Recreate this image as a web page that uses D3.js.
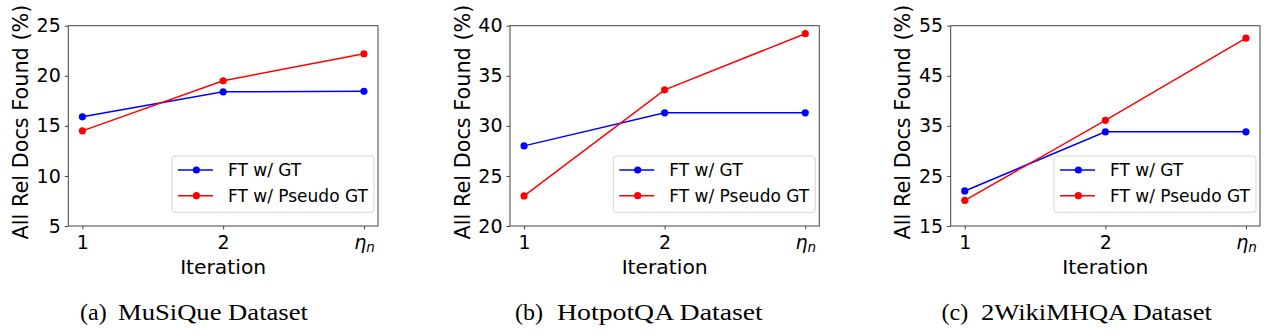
<!DOCTYPE html>
<html>
<head>
<meta charset="utf-8">
<script src="https://cdn.jsdelivr.net/npm/d3@7"></script>
<style>
  html, body { margin: 0; padding: 0; background: #fff; }
  svg { display: block; }
</style>
</head>
<body>
<svg id="chart" width="1280" height="334"></svg>
<script>
// ---- data ----
const iterations = ["1", "2", "ηn"];
const seriesNames = ["FT w/ GT", "FT w/ Pseudo GT"];
const seriesColors = ["#0000ff", "#ff0000"];

const musiqueGT = [15.9, 18.4, 18.45];
const musiquePseudo = [14.5, 19.5, 22.2];
const hotpotGT = [28.0, 31.3, 31.3];
const hotpotPseudo = [23.0, 33.6, 39.2];
const wikiGT = [22.0, 33.8, 33.8];
const wikiPseudo = [20.1, 36.1, 52.5];

const musiqueTicks = [5, 10, 15, 20, 25];
const hotpotTicks = [20, 25, 30, 35, 40];
const wikiTicks = [15, 25, 35, 45, 55];

const captionTags = ["(a)", "(b)", "(c)"];
const captionNames = ["MuSiQue Dataset", "HotpotQA Dataset", "2WikiMHQA Dataset"];

const yLabel = "All Rel Docs Found (%)";
const xLabel = "Iteration";

// ---- layout ----
const panels = [
  { left: 68.3, right: 378, gt: musiqueGT, ps: musiquePseudo, ticks: musiqueTicks,
    capTagX: 80, capX: 118, capEnd: 308 },
  { left: 510, right: 819.3, gt: hotpotGT, ps: hotpotPseudo, ticks: hotpotTicks,
    capTagX: 515, capX: 557, capEnd: 763 },
  { left: 950.7, right: 1260, gt: wikiGT, ps: wikiPseudo, ticks: wikiTicks,
    capTagX: 941.5, capX: 981, capEnd: 1212 }
];
const plotTop = 25.7, plotBottom = 226;
const sans = "'DejaVu Sans', sans-serif";
const serif = "'Liberation Serif', 'Times New Roman', serif";

const svg = d3.select("#chart");

panels.forEach((p, pi) => {
  const g = svg.append("g");
  const x = d3.scaleLinear().domain([-0.1, iterations.length - 1 + 0.1]).range([p.left, p.right]);
  const y = d3.scaleLinear().domain([p.ticks[0], p.ticks[p.ticks.length - 1]]).range([plotBottom, plotTop]);

  // frame
  g.append("rect")
    .attr("x", p.left).attr("y", plotTop)
    .attr("width", p.right - p.left).attr("height", plotBottom - plotTop)
    .attr("fill", "none").attr("stroke", "#444").attr("stroke-width", 1);

  // y axis
  const ya = g.append("g").attr("transform", `translate(${p.left},0)`)
    .call(d3.axisLeft(y).tickValues(p.ticks).tickSize(3.5).tickPadding(4).tickFormat(d3.format("d")));
  ya.select(".domain").remove();
  ya.selectAll(".tick line").attr("stroke", "#444");
  ya.selectAll(".tick text").attr("font-family", sans).attr("font-size", "19px").attr("fill", "#000");

  // x axis
  const xa = g.append("g").attr("transform", `translate(0,${plotBottom})`)
    .call(d3.axisBottom(x).tickValues(d3.range(iterations.length)).tickSize(3.5).tickPadding(6)
      .tickFormat(i => iterations[i]));
  xa.select(".domain").remove();
  xa.selectAll(".tick line").attr("stroke", "#444");
  xa.selectAll(".tick text").attr("font-family", sans).attr("font-size", "19px").attr("fill", "#000")
    .each(function(d) {
      const lab = iterations[d];
      if (lab === "ηn") {
        const t = d3.select(this).text("");
        t.append("tspan").attr("font-style", "italic").text("η");
        t.append("tspan").attr("font-style", "italic").attr("font-size", "13.5px").attr("dy", "3").text("n");
      }
    });

  // axis labels
  g.append("text")
    .attr("x", (p.left + p.right) / 2).attr("y", 274.3)
    .attr("text-anchor", "middle")
    .attr("font-family", sans).attr("font-size", "20.3px").attr("fill", "#000")
    .text(xLabel);
  g.append("text")
    .attr("transform", `translate(${p.left - 40.5},122) rotate(-90)`)
    .attr("text-anchor", "middle")
    .attr("font-family", sans).attr("font-size", "20.8px").attr("fill", "#000")
    .text(yLabel);

  // lines
  const line = d3.line().x((d, i) => x(i)).y(d => y(d));
  [p.gt, p.ps].forEach((vals, si) => {
    g.append("path").datum(vals)
      .attr("d", line).attr("fill", "none")
      .attr("stroke", seriesColors[si]).attr("stroke-width", 1.5);
    g.selectAll(null).data(vals).enter().append("circle")
      .attr("cx", (d, i) => x(i)).attr("cy", d => y(d)).attr("r", 3.6)
      .attr("fill", seriesColors[si]);
  });

  // legend
  const lw = 202, lh = 56.3;
  const lx = p.right - 4 - lw, ly = plotBottom - 13.7 - lh;
  const lg = g.append("g").attr("transform", `translate(${lx},${ly})`);
  lg.append("rect").attr("width", lw).attr("height", lh).attr("rx", 3)
    .attr("fill", "#fff").attr("fill-opacity", 0.8).attr("stroke", "#d4d4d4").attr("stroke-width", 1);
  seriesNames.forEach((name, si) => {
    const ry = 14 + si * 25.7;
    lg.append("line").attr("x1", 6).attr("x2", 41).attr("y1", ry).attr("y2", ry)
      .attr("stroke", seriesColors[si]).attr("stroke-width", 1.5);
    lg.append("circle").attr("cx", 24.4).attr("cy", ry).attr("r", 3.6).attr("fill", seriesColors[si]);
    lg.append("text").attr("x", 56).attr("y", ry).attr("dy", "0.36em")
      .attr("font-family", sans).attr("font-size", "17px").attr("fill", "#000")
      .text(name);
  });

  // caption (glyphs stretched horizontally to match the reference)
  const nameText = svg.append("text").attr("x", 0).attr("y", 0)
    .attr("font-family", serif).attr("font-size", "24px").attr("fill", "#000")
    .text(captionNames[pi]);
  const natural = nameText.node().getComputedTextLength();
  const sx = (p.capEnd - p.capX) / natural;
  nameText.attr("transform", `translate(${p.capX},320) scale(${sx},1)`);
  svg.append("text").attr("x", 0).attr("y", 0)
    .attr("font-family", serif).attr("font-size", "24px").attr("fill", "#000")
    .attr("transform", `translate(${p.capTagX},320)`)
    .text(captionTags[pi]);
});
</script>
</body>
</html>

#####

Look for lines containing the string "this" and copy them all.

### Problem solution
Recreate this image as a web page that uses D3.js.
        const t = d3.select(this).text("");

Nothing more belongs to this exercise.